Interest Rates and Bank Profits

Interest rates play a critical role. To tackle high inflation, the Bank of England raised its base rate to 5.25% by 2023, a level maintained into 2025 to stabilise prices. Higher rates increase borrowing costs, slowing economic activity but boosting bank profits on loans. Meanwhile, savers often receive paltry returns on deposits (e.g., 0.5-1.5% on savings accounts), well below inflation or the 5-7% banks charge on loans. This gap is how banks thrive: they borrow from you at low rates and lend at higher ones, while your money’s value dwindles.

Navigating the Risks

If loans default or investments fail, banks face losses, potentially destabilising the system.
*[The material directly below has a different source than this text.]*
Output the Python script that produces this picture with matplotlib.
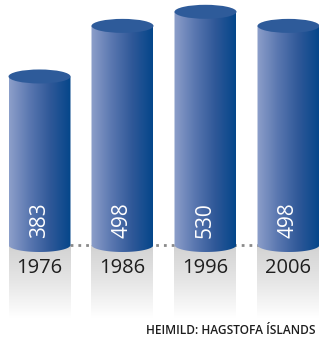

Depositors, expecting access to “their” money, may find it locked in illiquid assets or lost in a crisis. Cryptocurrencies and decentralised finance (DeFi) offer a promising alternative, empowering individuals to control their assets directly on secure blockchain networks. Despite past volatility, like the 2022 crypto market dip, innovations in stable-coins and DeFi platforms are gaining traction, providing greater transparency and potential returns.

In 2025, the banking system profits by leveraging your deposits, with currency debasement and the interest rate-inflation dynamic favouring banks over savers. Your money isn’t truly yours—it’s a tool for bank profits. Protect yourself by diversifying, staying informed, and questioning the illusion of ownership.